### [Exercise prompt]
Give back every line exactly as it appears, pictures excluded.

━━ Recorded information

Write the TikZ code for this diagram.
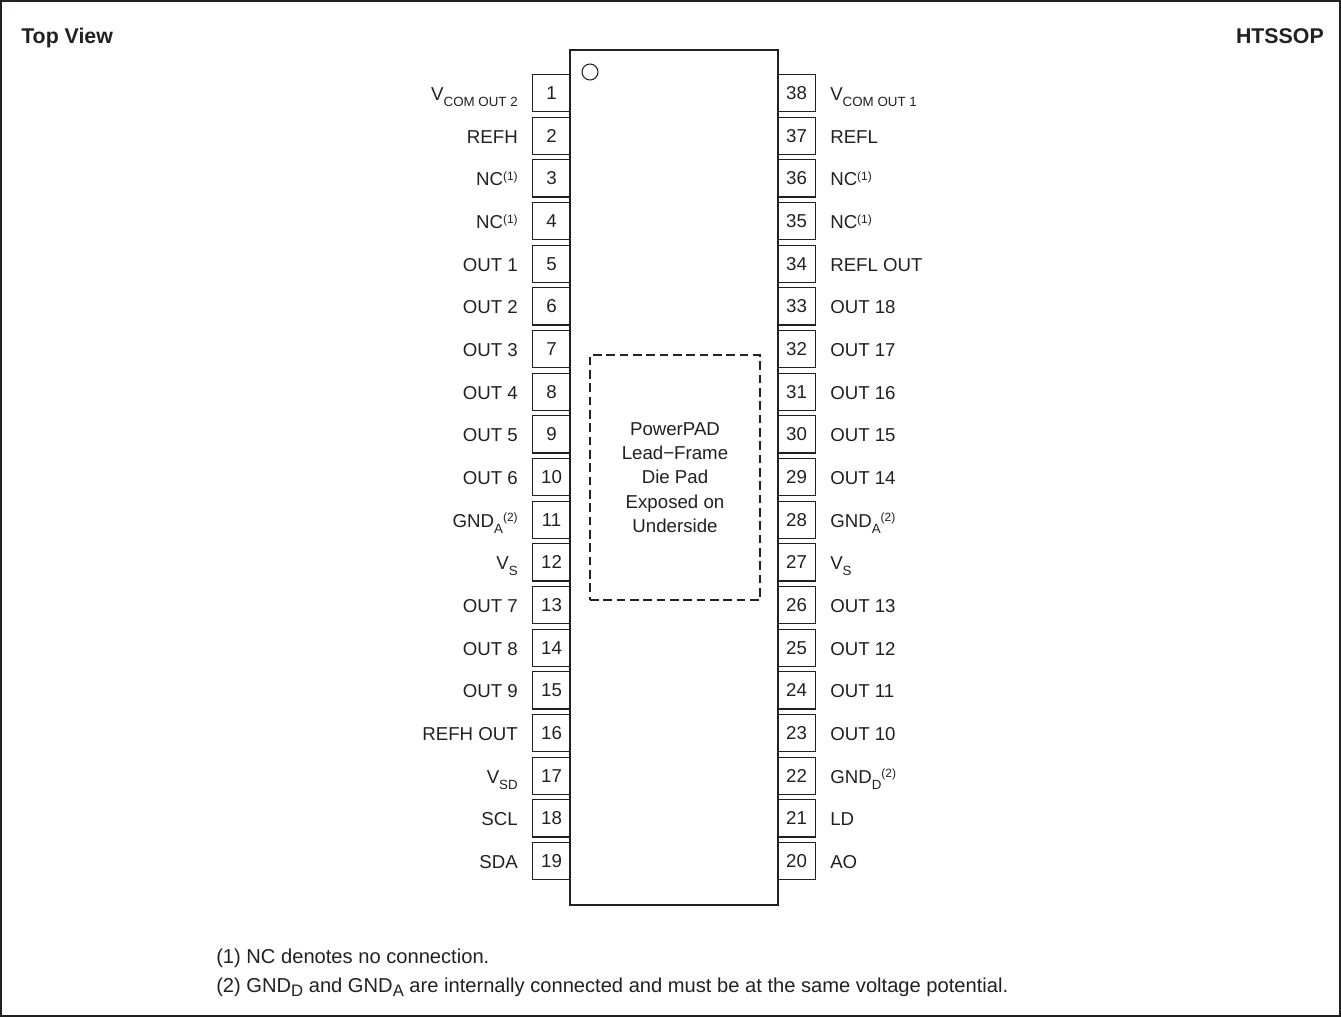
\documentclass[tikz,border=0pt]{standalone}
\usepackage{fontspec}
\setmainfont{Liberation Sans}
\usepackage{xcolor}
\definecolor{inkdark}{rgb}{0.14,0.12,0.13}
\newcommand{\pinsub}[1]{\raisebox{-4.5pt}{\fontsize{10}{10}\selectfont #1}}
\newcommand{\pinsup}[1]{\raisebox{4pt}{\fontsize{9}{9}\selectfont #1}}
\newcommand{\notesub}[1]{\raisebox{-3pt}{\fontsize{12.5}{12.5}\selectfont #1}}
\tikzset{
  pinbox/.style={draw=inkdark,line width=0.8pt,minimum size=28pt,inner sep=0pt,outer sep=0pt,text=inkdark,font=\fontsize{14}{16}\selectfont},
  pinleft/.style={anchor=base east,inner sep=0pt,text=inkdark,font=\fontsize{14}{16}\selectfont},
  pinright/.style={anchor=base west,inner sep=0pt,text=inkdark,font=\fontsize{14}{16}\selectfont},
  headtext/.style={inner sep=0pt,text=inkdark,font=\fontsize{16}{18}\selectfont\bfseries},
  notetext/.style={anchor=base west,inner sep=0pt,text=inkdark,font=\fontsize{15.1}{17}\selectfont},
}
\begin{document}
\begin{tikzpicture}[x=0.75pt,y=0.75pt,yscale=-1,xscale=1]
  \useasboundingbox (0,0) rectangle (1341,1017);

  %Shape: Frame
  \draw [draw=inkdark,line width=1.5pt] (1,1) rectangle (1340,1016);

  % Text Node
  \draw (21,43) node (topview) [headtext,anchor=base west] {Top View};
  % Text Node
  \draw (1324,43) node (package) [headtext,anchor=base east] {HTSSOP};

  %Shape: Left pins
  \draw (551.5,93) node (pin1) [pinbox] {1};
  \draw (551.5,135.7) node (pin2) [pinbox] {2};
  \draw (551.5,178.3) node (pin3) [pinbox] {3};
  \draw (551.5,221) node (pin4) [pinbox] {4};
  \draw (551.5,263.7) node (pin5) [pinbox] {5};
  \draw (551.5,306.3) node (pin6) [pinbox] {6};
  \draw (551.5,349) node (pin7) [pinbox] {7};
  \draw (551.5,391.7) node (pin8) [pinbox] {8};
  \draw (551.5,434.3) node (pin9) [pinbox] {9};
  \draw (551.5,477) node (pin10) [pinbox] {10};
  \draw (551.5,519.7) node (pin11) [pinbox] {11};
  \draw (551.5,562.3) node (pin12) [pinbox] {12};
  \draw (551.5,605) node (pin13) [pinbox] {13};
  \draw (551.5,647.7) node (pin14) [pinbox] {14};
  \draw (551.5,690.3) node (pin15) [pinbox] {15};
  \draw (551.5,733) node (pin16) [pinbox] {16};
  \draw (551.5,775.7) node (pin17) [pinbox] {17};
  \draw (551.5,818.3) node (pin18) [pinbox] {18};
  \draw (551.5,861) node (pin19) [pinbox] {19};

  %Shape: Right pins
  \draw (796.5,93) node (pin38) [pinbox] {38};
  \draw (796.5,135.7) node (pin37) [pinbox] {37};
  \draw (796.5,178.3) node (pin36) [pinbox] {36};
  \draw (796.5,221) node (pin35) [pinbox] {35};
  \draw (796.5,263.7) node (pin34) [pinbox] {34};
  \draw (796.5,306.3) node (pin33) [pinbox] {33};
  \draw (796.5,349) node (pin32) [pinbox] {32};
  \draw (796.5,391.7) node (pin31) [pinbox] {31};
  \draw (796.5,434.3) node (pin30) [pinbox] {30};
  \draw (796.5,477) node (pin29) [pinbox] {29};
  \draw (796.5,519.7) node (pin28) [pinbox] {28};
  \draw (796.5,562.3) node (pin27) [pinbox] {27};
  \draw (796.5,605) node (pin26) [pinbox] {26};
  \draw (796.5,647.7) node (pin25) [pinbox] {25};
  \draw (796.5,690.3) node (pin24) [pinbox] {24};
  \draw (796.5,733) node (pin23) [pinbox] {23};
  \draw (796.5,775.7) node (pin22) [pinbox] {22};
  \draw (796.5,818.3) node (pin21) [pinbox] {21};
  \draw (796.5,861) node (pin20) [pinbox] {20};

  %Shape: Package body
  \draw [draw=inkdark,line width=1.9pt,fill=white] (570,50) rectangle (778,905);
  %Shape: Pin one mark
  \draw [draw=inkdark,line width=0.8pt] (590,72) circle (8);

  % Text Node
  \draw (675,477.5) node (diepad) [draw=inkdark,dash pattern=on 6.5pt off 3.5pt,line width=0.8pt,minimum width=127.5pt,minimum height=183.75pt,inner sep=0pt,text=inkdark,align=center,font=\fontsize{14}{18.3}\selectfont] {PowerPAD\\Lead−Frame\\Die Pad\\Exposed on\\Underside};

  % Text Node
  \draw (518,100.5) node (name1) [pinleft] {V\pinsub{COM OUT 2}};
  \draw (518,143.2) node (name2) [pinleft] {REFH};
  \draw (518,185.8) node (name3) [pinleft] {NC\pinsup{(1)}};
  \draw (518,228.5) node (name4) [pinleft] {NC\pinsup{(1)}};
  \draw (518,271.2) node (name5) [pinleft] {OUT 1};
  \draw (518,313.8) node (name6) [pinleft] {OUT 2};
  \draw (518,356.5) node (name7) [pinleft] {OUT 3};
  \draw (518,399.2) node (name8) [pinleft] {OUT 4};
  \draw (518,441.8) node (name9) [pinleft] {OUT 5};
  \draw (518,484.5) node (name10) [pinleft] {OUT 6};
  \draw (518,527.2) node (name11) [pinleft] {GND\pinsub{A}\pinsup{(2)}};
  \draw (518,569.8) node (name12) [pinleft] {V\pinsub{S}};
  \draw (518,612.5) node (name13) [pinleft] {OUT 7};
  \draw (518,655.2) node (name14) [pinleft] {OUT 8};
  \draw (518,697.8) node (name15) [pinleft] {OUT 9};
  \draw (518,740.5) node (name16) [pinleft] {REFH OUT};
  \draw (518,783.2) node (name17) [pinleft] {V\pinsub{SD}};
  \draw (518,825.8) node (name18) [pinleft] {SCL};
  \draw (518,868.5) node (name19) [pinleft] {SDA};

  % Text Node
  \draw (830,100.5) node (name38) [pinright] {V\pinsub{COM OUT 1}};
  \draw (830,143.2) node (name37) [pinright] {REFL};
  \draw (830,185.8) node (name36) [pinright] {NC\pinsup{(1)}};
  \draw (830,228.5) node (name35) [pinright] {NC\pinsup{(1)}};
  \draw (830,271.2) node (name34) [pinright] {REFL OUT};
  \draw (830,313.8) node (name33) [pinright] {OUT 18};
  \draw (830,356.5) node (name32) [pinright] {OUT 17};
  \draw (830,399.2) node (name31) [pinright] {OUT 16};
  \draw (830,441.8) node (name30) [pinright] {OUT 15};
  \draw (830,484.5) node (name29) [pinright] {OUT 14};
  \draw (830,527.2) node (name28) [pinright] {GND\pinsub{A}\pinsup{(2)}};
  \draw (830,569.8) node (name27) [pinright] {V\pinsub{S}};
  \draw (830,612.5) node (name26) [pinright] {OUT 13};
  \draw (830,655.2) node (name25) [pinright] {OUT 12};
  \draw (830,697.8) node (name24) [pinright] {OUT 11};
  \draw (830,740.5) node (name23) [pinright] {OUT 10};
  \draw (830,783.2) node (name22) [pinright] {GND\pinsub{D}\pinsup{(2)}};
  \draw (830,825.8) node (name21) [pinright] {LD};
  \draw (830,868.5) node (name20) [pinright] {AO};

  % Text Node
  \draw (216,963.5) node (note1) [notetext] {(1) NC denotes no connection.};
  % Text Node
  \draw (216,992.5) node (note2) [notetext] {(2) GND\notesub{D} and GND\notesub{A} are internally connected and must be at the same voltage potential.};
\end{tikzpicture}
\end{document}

━━━━

### [Answer below]
Write the TikZ code for this diagram.
\documentclass[tikz,border=0pt]{standalone}
\usepackage{fontspec}
\setmainfont{Liberation Sans}
\usepackage{xcolor}
\definecolor{inkdark}{rgb}{0.14,0.12,0.13}
\newcommand{\pinsub}[1]{\raisebox{-4.5pt}{\fontsize{10}{10}\selectfont #1}}
\newcommand{\pinsup}[1]{\raisebox{4pt}{\fontsize{9}{9}\selectfont #1}}
\newcommand{\notesub}[1]{\raisebox{-3pt}{\fontsize{12.5}{12.5}\selectfont #1}}
\tikzset{
  pinbox/.style={draw=inkdark,line width=0.8pt,minimum size=28pt,inner sep=0pt,outer sep=0pt,text=inkdark,font=\fontsize{14}{16}\selectfont},
  pinleft/.style={anchor=base east,inner sep=0pt,text=inkdark,font=\fontsize{14}{16}\selectfont},
  pinright/.style={anchor=base west,inner sep=0pt,text=inkdark,font=\fontsize{14}{16}\selectfont},
  headtext/.style={inner sep=0pt,text=inkdark,font=\fontsize{16}{18}\selectfont\bfseries},
  notetext/.style={anchor=base west,inner sep=0pt,text=inkdark,font=\fontsize{15.1}{17}\selectfont},
}
\begin{document}
\begin{tikzpicture}[x=0.75pt,y=0.75pt,yscale=-1,xscale=1]
  \useasboundingbox (0,0) rectangle (1341,1017);

  %Shape: Frame
  \draw [draw=inkdark,line width=1.5pt] (1,1) rectangle (1340,1016);

  % Text Node
  \draw (21,43) node (topview) [headtext,anchor=base west] {Top View};
  % Text Node
  \draw (1324,43) node (package) [headtext,anchor=base east] {HTSSOP};

  %Shape: Left pins
  \draw (551.5,93) node (pin1) [pinbox] {1};
  \draw (551.5,135.7) node (pin2) [pinbox] {2};
  \draw (551.5,178.3) node (pin3) [pinbox] {3};
  \draw (551.5,221) node (pin4) [pinbox] {4};
  \draw (551.5,263.7) node (pin5) [pinbox] {5};
  \draw (551.5,306.3) node (pin6) [pinbox] {6};
  \draw (551.5,349) node (pin7) [pinbox] {7};
  \draw (551.5,391.7) node (pin8) [pinbox] {8};
  \draw (551.5,434.3) node (pin9) [pinbox] {9};
  \draw (551.5,477) node (pin10) [pinbox] {10};
  \draw (551.5,519.7) node (pin11) [pinbox] {11};
  \draw (551.5,562.3) node (pin12) [pinbox] {12};
  \draw (551.5,605) node (pin13) [pinbox] {13};
  \draw (551.5,647.7) node (pin14) [pinbox] {14};
  \draw (551.5,690.3) node (pin15) [pinbox] {15};
  \draw (551.5,733) node (pin16) [pinbox] {16};
  \draw (551.5,775.7) node (pin17) [pinbox] {17};
  \draw (551.5,818.3) node (pin18) [pinbox] {18};
  \draw (551.5,861) node (pin19) [pinbox] {19};

  %Shape: Right pins
  \draw (796.5,93) node (pin38) [pinbox] {38};
  \draw (796.5,135.7) node (pin37) [pinbox] {37};
  \draw (796.5,178.3) node (pin36) [pinbox] {36};
  \draw (796.5,221) node (pin35) [pinbox] {35};
  \draw (796.5,263.7) node (pin34) [pinbox] {34};
  \draw (796.5,306.3) node (pin33) [pinbox] {33};
  \draw (796.5,349) node (pin32) [pinbox] {32};
  \draw (796.5,391.7) node (pin31) [pinbox] {31};
  \draw (796.5,434.3) node (pin30) [pinbox] {30};
  \draw (796.5,477) node (pin29) [pinbox] {29};
  \draw (796.5,519.7) node (pin28) [pinbox] {28};
  \draw (796.5,562.3) node (pin27) [pinbox] {27};
  \draw (796.5,605) node (pin26) [pinbox] {26};
  \draw (796.5,647.7) node (pin25) [pinbox] {25};
  \draw (796.5,690.3) node (pin24) [pinbox] {24};
  \draw (796.5,733) node (pin23) [pinbox] {23};
  \draw (796.5,775.7) node (pin22) [pinbox] {22};
  \draw (796.5,818.3) node (pin21) [pinbox] {21};
  \draw (796.5,861) node (pin20) [pinbox] {20};

  %Shape: Package body
  \draw [draw=inkdark,line width=1.9pt,fill=white] (570,50) rectangle (778,905);
  %Shape: Pin one mark
  \draw [draw=inkdark,line width=0.8pt] (590,72) circle (8);

  % Text Node
  \draw (675,477.5) node (diepad) [draw=inkdark,dash pattern=on 6.5pt off 3.5pt,line width=0.8pt,minimum width=127.5pt,minimum height=183.75pt,inner sep=0pt,text=inkdark,align=center,font=\fontsize{14}{18.3}\selectfont] {PowerPAD\\Lead−Frame\\Die Pad\\Exposed on\\Underside};

  % Text Node
  \draw (518,100.5) node (name1) [pinleft] {V\pinsub{COM OUT 2}};
  \draw (518,143.2) node (name2) [pinleft] {REFH};
  \draw (518,185.8) node (name3) [pinleft] {NC\pinsup{(1)}};
  \draw (518,228.5) node (name4) [pinleft] {NC\pinsup{(1)}};
  \draw (518,271.2) node (name5) [pinleft] {OUT 1};
  \draw (518,313.8) node (name6) [pinleft] {OUT 2};
  \draw (518,356.5) node (name7) [pinleft] {OUT 3};
  \draw (518,399.2) node (name8) [pinleft] {OUT 4};
  \draw (518,441.8) node (name9) [pinleft] {OUT 5};
  \draw (518,484.5) node (name10) [pinleft] {OUT 6};
  \draw (518,527.2) node (name11) [pinleft] {GND\pinsub{A}\pinsup{(2)}};
  \draw (518,569.8) node (name12) [pinleft] {V\pinsub{S}};
  \draw (518,612.5) node (name13) [pinleft] {OUT 7};
  \draw (518,655.2) node (name14) [pinleft] {OUT 8};
  \draw (518,697.8) node (name15) [pinleft] {OUT 9};
  \draw (518,740.5) node (name16) [pinleft] {REFH OUT};
  \draw (518,783.2) node (name17) [pinleft] {V\pinsub{SD}};
  \draw (518,825.8) node (name18) [pinleft] {SCL};
  \draw (518,868.5) node (name19) [pinleft] {SDA};

  % Text Node
  \draw (830,100.5) node (name38) [pinright] {V\pinsub{COM OUT 1}};
  \draw (830,143.2) node (name37) [pinright] {REFL};
  \draw (830,185.8) node (name36) [pinright] {NC\pinsup{(1)}};
  \draw (830,228.5) node (name35) [pinright] {NC\pinsup{(1)}};
  \draw (830,271.2) node (name34) [pinright] {REFL OUT};
  \draw (830,313.8) node (name33) [pinright] {OUT 18};
  \draw (830,356.5) node (name32) [pinright] {OUT 17};
  \draw (830,399.2) node (name31) [pinright] {OUT 16};
  \draw (830,441.8) node (name30) [pinright] {OUT 15};
  \draw (830,484.5) node (name29) [pinright] {OUT 14};
  \draw (830,527.2) node (name28) [pinright] {GND\pinsub{A}\pinsup{(2)}};
  \draw (830,569.8) node (name27) [pinright] {V\pinsub{S}};
  \draw (830,612.5) node (name26) [pinright] {OUT 13};
  \draw (830,655.2) node (name25) [pinright] {OUT 12};
  \draw (830,697.8) node (name24) [pinright] {OUT 11};
  \draw (830,740.5) node (name23) [pinright] {OUT 10};
  \draw (830,783.2) node (name22) [pinright] {GND\pinsub{D}\pinsup{(2)}};
  \draw (830,825.8) node (name21) [pinright] {LD};
  \draw (830,868.5) node (name20) [pinright] {AO};

  % Text Node
  \draw (216,963.5) node (note1) [notetext] {(1) NC denotes no connection.};
  % Text Node
  \draw (216,992.5) node (note2) [notetext] {(2) GND\notesub{D} and GND\notesub{A} are internally connected and must be at the same voltage potential.};
\end{tikzpicture}
\end{document}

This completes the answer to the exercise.